The one I'm trying to tackle now is paging another room (even when someone is sleeping.)  I need some kind of alarm or bell that can be triggered by bluetooth or wifi.  Should be able to designate which room, and be fairly cheap so that we can have them throughout the house.  I can't find anything.  I might need to get them built.
I'm sort of new at this, but aren't there smarthome sensors, like for a light, that could instead trigger a bell that you can label and distribute around the house that would respond to Alexa commands?

Re: For Disabled/Elderly
« Reply #35 on: January 15, 2017, 10:25:51 pm »
I have an elderly friend in a nursing home who is very isolated; no immediate family and the home is pretty far from people who might otherwise visit.  She cannot use her arms enough to pick up the phone (though she can manage the TV remote).

I am wondering if an Echo might help her interact with the world a bit and make life more interesting (she is really bored among other things).  Having never used one I wonder about a couple potential problems: (a) she speaks very softly and her head usually hangs down, and (b) her roommate's TV is often very loud.  Can anyone tell me how well the Echo might work in such a situation?  I'm picturing it sitting on the little rolling table a few feet from her head.

Ideally I should borrow one and give it a try, but I don't offhand know anyone I can borrow from.

Thanks.
Amazon boasts of the Echo's ability to filter out even its own blasting music to hear commands. There's also a remote you can buy that should help alot.

Re: For Disabled/Elderly
« Reply #36 on: January 15, 2017, 11:01:37 pm »
Just getting used to posting.

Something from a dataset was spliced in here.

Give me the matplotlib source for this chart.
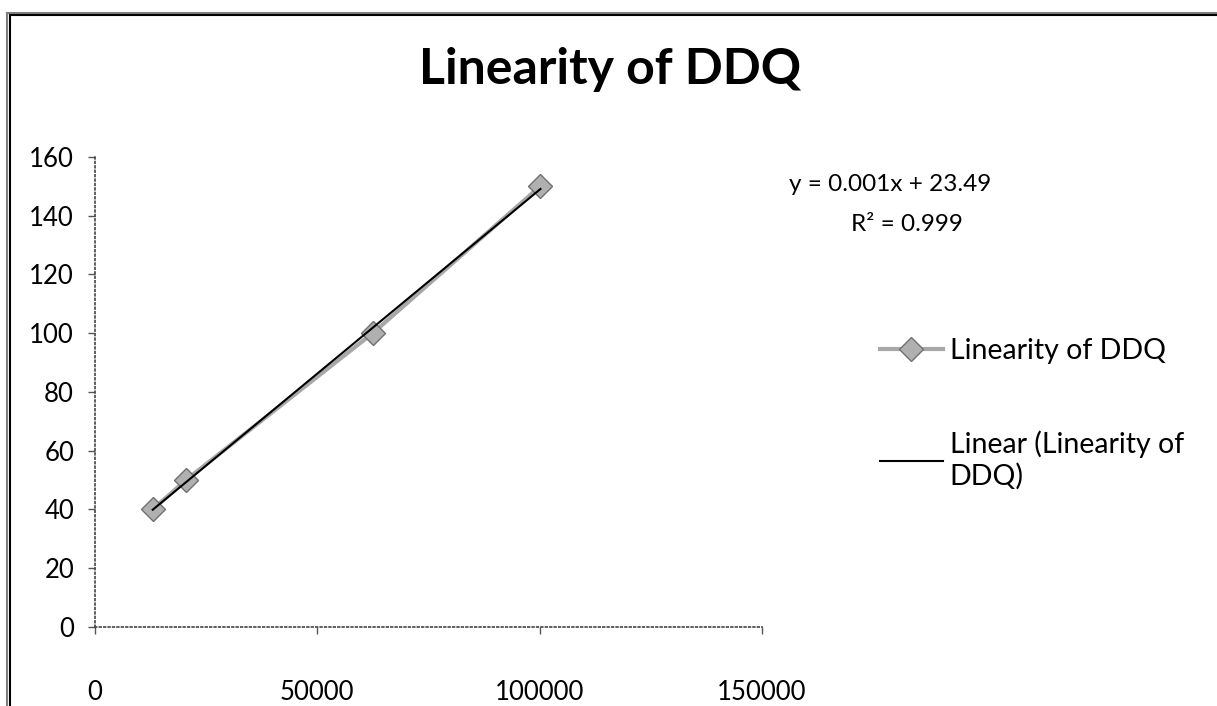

Hope this "sticks" to the right post. In response to the need of someone with Cerebral Palsy, an Echo Remote might help with audibility, and it eliminates the need for a wake word.

Re: For Disabled/Elderly
« Reply #37 on: January 16, 2017, 05:08:35 am »


Amazon boasts of the Echo's ability to filter out even its own blasting music to hear commands. There's also a remote you can buy that should help alot.

I'm not convinced about its ability to hear over its own output - it often doesn't hear me yelling at it from inches away while it's belting out music. A remote is a really handy mediator and I use that for when I have deliberately loud music going on several yards away and I need to pick up a phone call or something.